SHORT TASK
Below are some entries. Transcribe the lines from the one holding "Convert this chart to Altair code." to the one holding "import pandas as pd", inclusive, but not the pictures among them.
------
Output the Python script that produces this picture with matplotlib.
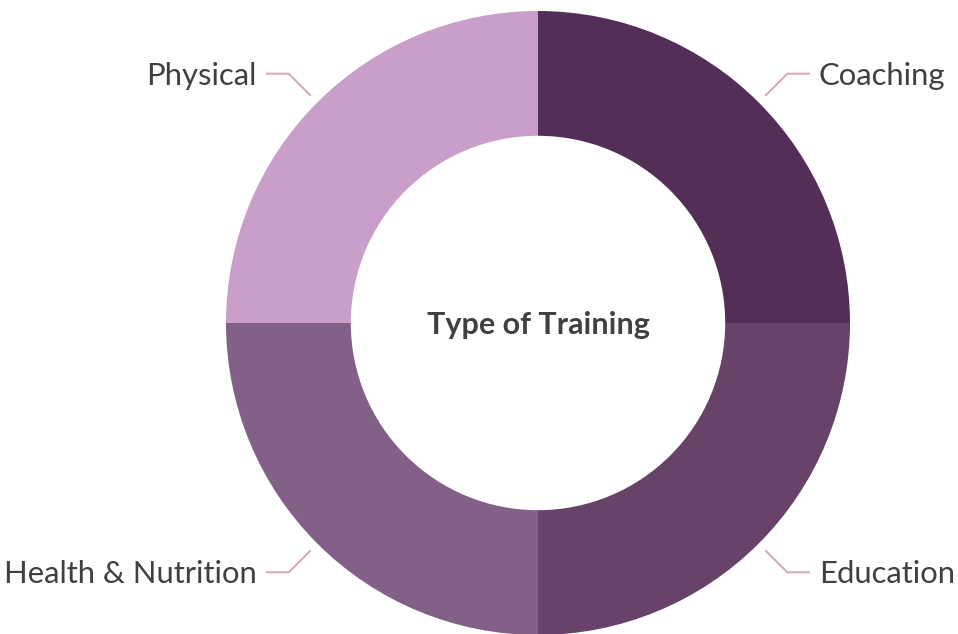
import numpy as np
import matplotlib.pyplot as plt

plt.rcParams['font.family'] = ['Lato', 'DejaVu Sans']

# slices go clockwise from 12 o'clock
labels = ['Coaching', 'Education', 'Health & Nutrition', 'Physical']
values = [25, 25, 25, 25]
colors = ['#532f58', '#67436a', '#836087', '#c99fc9']
center_title = 'Type of Training'

W, H = 958, 634
fig = plt.figure(figsize=(W / 100, H / 100), dpi=100)
ax = fig.add_axes([0, 0, 1, 1])

cx, cy, R = 538, H - 323, 312
wedges, _ = ax.pie(values, colors=colors, radius=R, center=(cx, cy),
                   startangle=90, counterclock=False,
                   wedgeprops=dict(width=0.4 * R, linewidth=0))

# labels with elbow connectors
for w, lab in zip(wedges, labels):
    mid = np.deg2rad((w.theta1 + w.theta2) / 2)
    dx, dy = np.cos(mid), np.sin(mid)
    side = 1 if dx > 0 else -1
    p0 = (cx + 1.03 * R * dx, cy + 1.03 * R * dy)
    p1 = (cx + 1.13 * R * dx, cy + 1.13 * R * dy)
    p2 = (cx + side * 272, p1[1])
    ax.plot([p0[0], p1[0], p2[0]], [p0[1], p1[1], p2[1]],
            color='#d8abb4', lw=1.5, solid_capstyle='butt')
    ax.text(cx + side * 281, p1[1] - 2, lab, ha='left' if side > 0 else 'right',
            va='center', fontsize=22.3, color='#404040')

ax.text(cx, cy - 2, center_title, ha='center', va='center', fontsize=22,
        fontweight='bold', color='#404040')

ax.set_xlim(0, W)
ax.set_ylim(0, H)
ax.set_aspect('equal')
ax.axis('off')
fig.savefig('out.png', dpi=100, facecolor='white')
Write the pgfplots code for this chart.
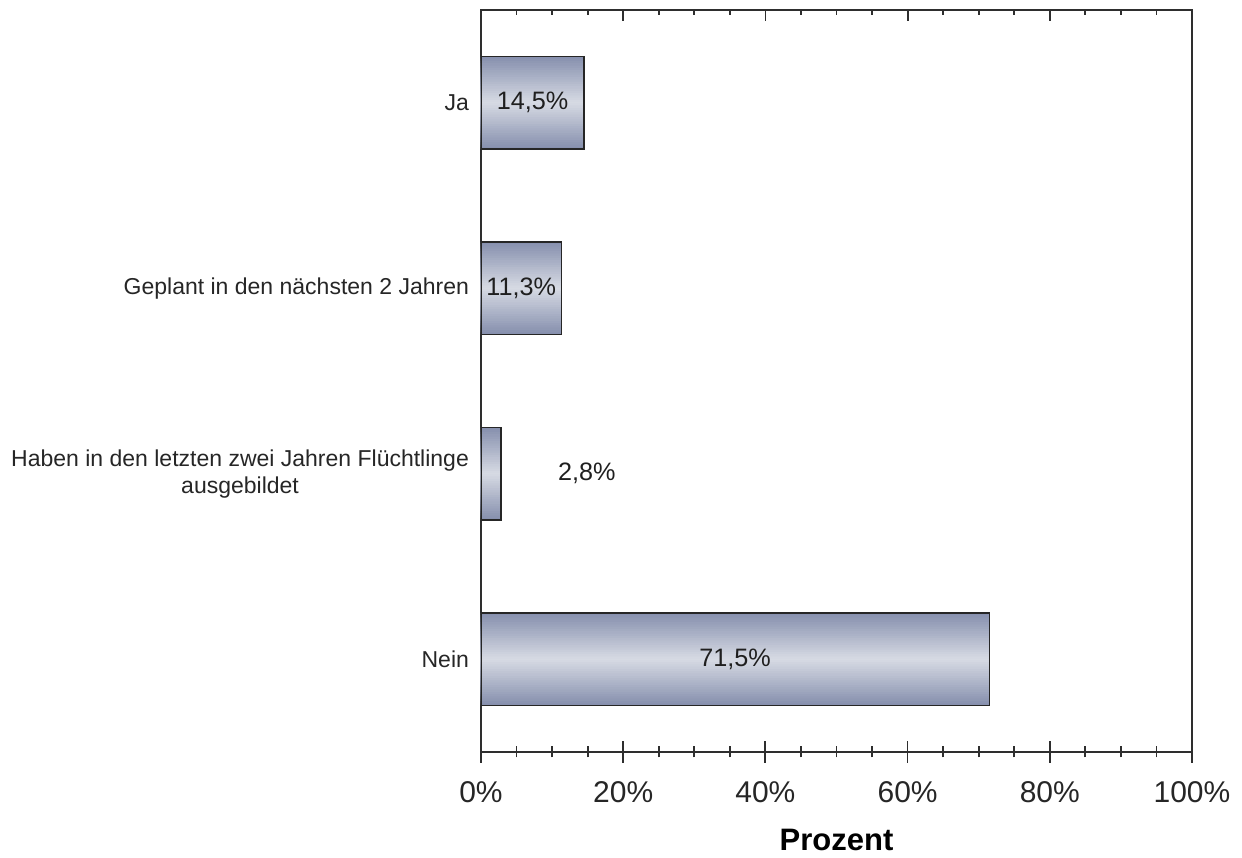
\documentclass[border=0pt]{standalone}
\usepackage{fontspec}
\setmainfont{Liberation Sans}
\usepackage{pgfplots}
\usepackage{pgfplotstable}
\pgfplotsset{compat=1.18}
\definecolor{barend}{HTML}{8790AE}
\definecolor{barmid}{HTML}{D8DCE5}
\definecolor{axcol}{HTML}{2E2E2E}
\pgfplotstableread{
x y
71.5 0
2.8 1
11.3 2
14.5 3
}\bardata
\begin{document}
\begin{tikzpicture}
\begin{axis}[
  name=ax,
  scale only axis,
  width=355.5pt, height=371pt,
  xmin=0, xmax=100, ymin=-0.5, ymax=3.5,
  axis line style={axcol, line width=0.9pt},
  xtick={0,20,40,60,80,100},
  minor x tick num=3,
  xtick pos=left,
  tick align=center,
  major tick length=11pt,
  minor tick length=5.5pt,
  every tick/.style={axcol, line width=0.9pt},
  xticklabel={\pgfmathprintnumber{\tick}\%},
  /pgf/number format/assume math mode=true,
  xticklabel style={font=\fontsize{15}{18}\selectfont, text=black!85, yshift=-5.5pt},
  xlabel={\textbf{Prozent}},
  xlabel style={font=\fontsize{15.5}{18}\selectfont, yshift=-6.8pt},
  ytick={0,1,2,3},
  yticklabels={Nein,{Haben in den letzten zwei Jahren Flüchtlinge\\ausgebildet},Geplant in den nächsten 2 Jahren,Ja},
  yticklabel style={font=\fontsize{11.5}{13.5}\selectfont, align=center, text=black!85, xshift=3pt},
  ytick style={draw=none},
  ]
  \pgfplotsinvokeforeach{0,5,...,100}{
    \addplot[xbar, bar width={0.5*(1-#1/101)}, draw=none, fill=barmid!#1!barend]
      table[x=x, y=y] {\bardata};
  }
  \addplot[xbar, bar width=0.5, draw=black!85, line width=0.8pt, fill=none]
    table[x=x, y=y] {\bardata};
  \addplot[draw=none, mark=none, nodes near coords, point meta=explicit symbolic,
    every node near coord/.append style={anchor=center, font=\fontsize{12.6}{15}\selectfont, text=black!88}]
    coordinates {(35.75,0) [71,5\%] (14.9,1) [2,8\%] (5.65,2) [11,3\%] (7.25,3) [14,5\%]};
\end{axis}
\begin{axis}[
  scale only axis,
  width=355.5pt, height=371pt,
  xmin=0, xmax=100, ymin=-0.5, ymax=3.5,
  axis line style={draw=none},
  xtick={0,20,40,60,80,100},
  minor x tick num=3,
  xtick pos=right,
  xticklabels={},
  ytick=\empty,
  tick align=inside,
  major tick length=5.5pt,
  minor tick length=2.6pt,
  every tick/.style={axcol, line width=0.9pt},
  ]
  \addplot[draw=none] coordinates {(0,0)};
\end{axis}
\pgfresetboundingbox
\path[use as bounding box] ([xshift=-240.5pt,yshift=-53pt]ax.south west) rectangle ([xshift=25pt,yshift=5pt]ax.north east);
\end{tikzpicture}
\end{document}
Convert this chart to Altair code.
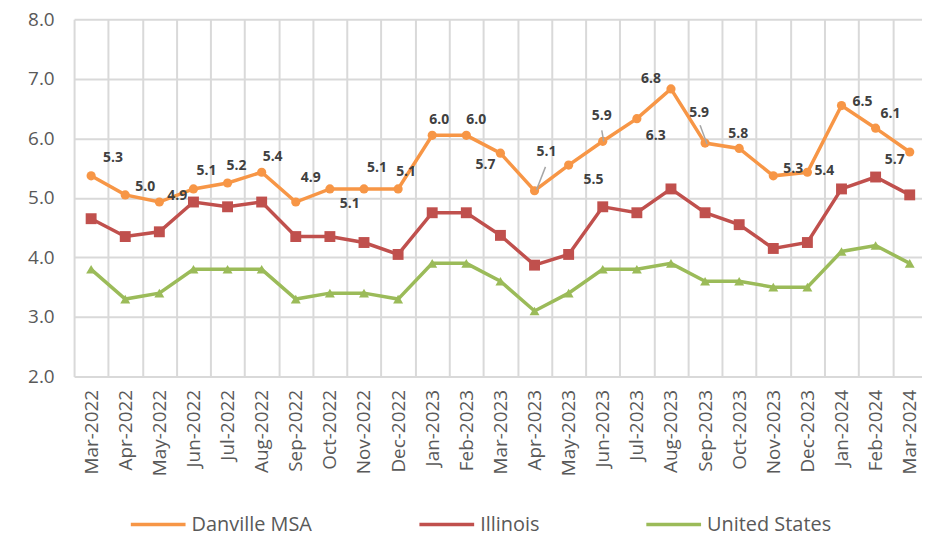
import json
import altair as alt
import pandas as pd

months = [
    "Mar-2022", "Apr-2022", "May-2022", "Jun-2022", "Jul-2022", "Aug-2022",
    "Sep-2022", "Oct-2022", "Nov-2022", "Dec-2022", "Jan-2023", "Feb-2023",
    "Mar-2023", "Apr-2023", "May-2023", "Jun-2023", "Jul-2023", "Aug-2023",
    "Sep-2023", "Oct-2023", "Nov-2023", "Dec-2023", "Jan-2024", "Feb-2024",
    "Mar-2024",
]
danville = [5.37, 5.05, 4.93, 5.15, 5.25, 5.43, 4.93, 5.15, 5.15, 5.15,
            6.05, 6.05, 5.75, 5.12, 5.55, 5.95, 6.33, 6.83, 5.92, 5.83,
            5.37, 5.43, 6.55, 6.17, 5.77]
illinois = [4.65, 4.35, 4.43, 4.93, 4.85, 4.93, 4.35, 4.35, 4.25, 4.05,
            4.75, 4.75, 4.37, 3.87, 4.05, 4.85, 4.75, 5.15, 4.75, 4.55,
            4.15, 4.25, 5.15, 5.35, 5.05]
united_states = [3.8, 3.3, 3.4, 3.8, 3.8, 3.8, 3.3, 3.4, 3.4, 3.3,
                 3.9, 3.9, 3.6, 3.1, 3.4, 3.8, 3.8, 3.9, 3.6, 3.6,
                 3.5, 3.5, 4.1, 4.2, 3.9]
series_names = ["Danville MSA", "Illinois", "United States"]
series_colors = ["#F79646", "#C0504D", "#9BBB59"]
y_ticks = [2, 3, 4, 5, 6, 7, 8]

# placement of the Danville data labels (pixel offsets from each point)
label_dx = [22, 20, 18, 13, 9, 11, 15, 20, 13, 8, 7, 10, -15, 12, 25, -1, 19, -20, -6, -1, 20, 17, 21, 15, -15]
label_dy = [-18, -8, -6, -18, -17, -15, -24, 15, -21, -17, -15, -15, 12, -39, 15, -25, 17, -10, -30, -15, -7, -1, -4, -14, 8]

# leader lines (month index, pixel offsets of both ends from the point)
leader_i = [13, 15, 18]
leader_x0 = [2, 1, 2]
leader_y0 = [-1, 0, 1]
leader_x1 = [11, -1, -5]
leader_y1 = [-24, -11, -18]

PX_X = 34.27
PX_Y = 60.0
FONT = "Open Sans"
GRID = "#d9d9d9"
TXT = "#595959"

rows = []
for name, vals in zip(series_names, [danville, illinois, united_states]):
    for i, (m, v) in enumerate(zip(months, vals)):
        rows.append({"i": i, "month": m, "series": name, "value": v})
df = pd.DataFrame(rows)

lab = pd.DataFrame({"i": list(range(len(months))), "value": danville,
                    "dx": label_dx, "dy": label_dy})
lead = pd.DataFrame({"i": leader_i, "value": [danville[k] for k in leader_i],
                     "x0": leader_x0, "y0": leader_y0, "x1": leader_x1, "y1": leader_y1})

xscale = alt.Scale(domain=[-0.5, 24.36], nice=False, zero=False)
yscale = alt.Scale(domain=[2, 8], nice=False, zero=False)

x_axis = alt.Axis(
    values=[k - 0.5 for k in range(len(months))],
    tickCount=60,
    labelExpr=f"{json.dumps(months)}[round(datum.value + 0.5)]",
    labelAngle=270, labelOffset=PX_X / 2, labelPadding=13,
    labelFont=FONT, labelFontSize=19, labelColor=TXT,
    ticks=False, domain=False, grid=True, gridColor=GRID, gridWidth=2,
    labelOverlap=False, labelFlush=False, labelBound=False, title=None,
)
y_axis = alt.Axis(
    values=y_ticks, tickCount=20, format=".1f", labelFont=FONT, labelFontSize=19,
    labelColor=TXT, labelPadding=20, ticks=False, domain=False,
    grid=True, gridColor=GRID, gridWidth=2, title=None,
)

base = alt.Chart(df)
lines = base.mark_line(strokeWidth=3.5).encode(
    x=alt.X("i:Q", scale=xscale, axis=x_axis),
    y=alt.Y("value:Q", scale=yscale, axis=y_axis),
    color=alt.Color(
        "series:N",
        scale=alt.Scale(domain=series_names, range=series_colors),
        legend=alt.Legend(
            orient="none", legendX=55, legendY=478, direction="horizontal",
            columns=3, title=None, symbolType="stroke", symbolSize=3025,
            symbolStrokeWidth=3.5, labelFont=FONT, labelFontSize=20,
            labelColor=TXT, labelOffset=4, columnPadding=100,
        ),
    ),
    detail="series:N",
)

shapes = ["circle", "square", "triangle-up"]
sizes = [85, 120, 100]
point_layers = []
for name, col, shp, sz in zip(series_names, series_colors, shapes, sizes):
    point_layers.append(
        base.transform_filter(alt.datum.series == name)
        .mark_point(filled=True, opacity=1, shape=shp, size=sz, color=col)
        .encode(x=alt.X("i:Q", scale=xscale), y=alt.Y("value:Q", scale=yscale))
    )

leaders = alt.Chart(lead).transform_calculate(
    xa=f"datum.i + datum.x0 / {PX_X}",
    xb=f"datum.i + datum.x1 / {PX_X}",
    ya=f"datum.value - datum.y0 / {PX_Y}",
    yb=f"datum.value - datum.y1 / {PX_Y}",
).mark_rule(color="#a6a6a6", strokeWidth=1.5).encode(
    x=alt.X("xa:Q", scale=xscale), x2="xb:Q",
    y=alt.Y("ya:Q", scale=yscale), y2="yb:Q",
)

labels = alt.Chart(lab).transform_calculate(
    tx=f"datum.i + datum.dx / {PX_X}",
    ty=f"datum.value - datum.dy / {PX_Y}",
    txt="format(floor(datum.value * 10) / 10, '.1f')",
).mark_text(font=FONT, fontSize=14, fontWeight="bold", color="#404040").encode(
    x=alt.X("tx:Q", scale=xscale),
    y=alt.Y("ty:Q", scale=yscale),
    text="txt:N",
)

chart = alt.layer(lines, *point_layers, leaders, labels).properties(
    width=852, height=359,
    autosize=alt.AutoSizeParams(type="none"),
    padding={"left": 66.4, "top": 10, "right": 0, "bottom": 160},
    background="white",
).configure_view(stroke=None)

chart.save("out.html", embed_options={"renderer": "svg", "actions": False})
------
EXERCISE RESPONSE
Convert this chart to Altair code.
import json
import altair as alt
import pandas as pd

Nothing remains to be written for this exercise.